I came across this Andy Grove interview in Newsweek in which he is complaining bitterly about the pharmaceutical industry. The piece begins with the statement that during the time that former CEO Grove spent at Intel, “the number of transistors on a chip went from about 1,000 to almost 10 billion.” And I thought to myself: Uh-oh. You don’t suppose he’s going to compare semiconductor manufacture to the molecular biology of pharmaceuticals?

Yes he is. It happens that he suffers from Parkinson’s disease, and he’s baffled and angered that no new therapies have been launched in the last ten years. He goes on from there to point out the many ways that the drug industry is stupider than the chip industry. All that’s missing is a man-on-the-moon quote, as in: “This country can put a man on the moon, but gosh darn it, we still can’t cure genital herpes” etc. etc. What we need is more managerial kick-ass and less regulatory kiss-ass. And so on.
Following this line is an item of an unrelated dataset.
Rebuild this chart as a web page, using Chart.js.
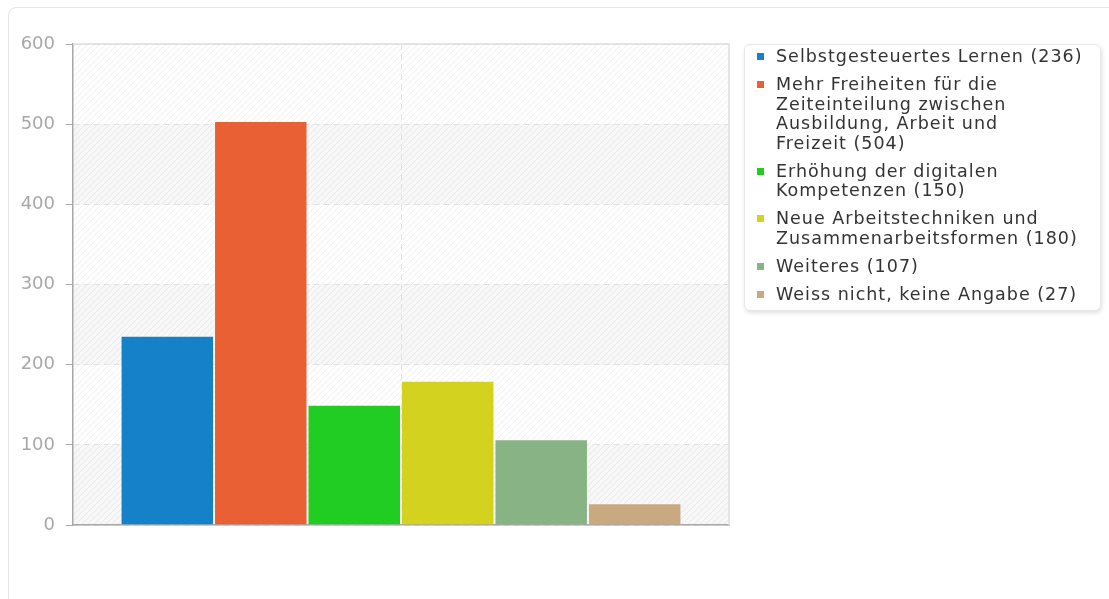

One of the nice things about living in the Age of Blogs is that I immediately knew that bio-pharma insider Derek Lowe, over at In the Pipeline, would have something fun to say about this. He did: Andy Grove: Rich, Famous, Smart and Wrong. Lowe embellishes the obvious. Grove is being manifestly unfair for a variety of reasons. Pentium bugs, for example, are embarrassing but not lethal. Nevertheless, there is something useful in having an outsider beat up your industry. At the very least it prevents you from being complacent. And I happen to think that in the last paragraph of the Newsweek piece, Grove hits on an important point that Lowe chooses not to rebut:

The peer review system in grant making and in academic advancement has the major disadvantage of creating conformity of thoughts and values. It’s a modern equivalent of a Middle Ages guild, where you have to sing a particular way to get grants, promotions and tenure.

Some of the comments on Lowe’s blog pick up on this, but most just pile on the anti-Grove bandwagon (see the Newsweeks comments for a remarkable contrast). Clearly Grove has touched a nerve, but the fact that this discussion is happening at all indicates something fun is happening. Like it or not, pharmaceutical research is being dragged out into the sunlight. The public, including former CEOs of Fortune 500 companies, has some foolish misconceptions to get past. But they’ll also bring some fresh air with them.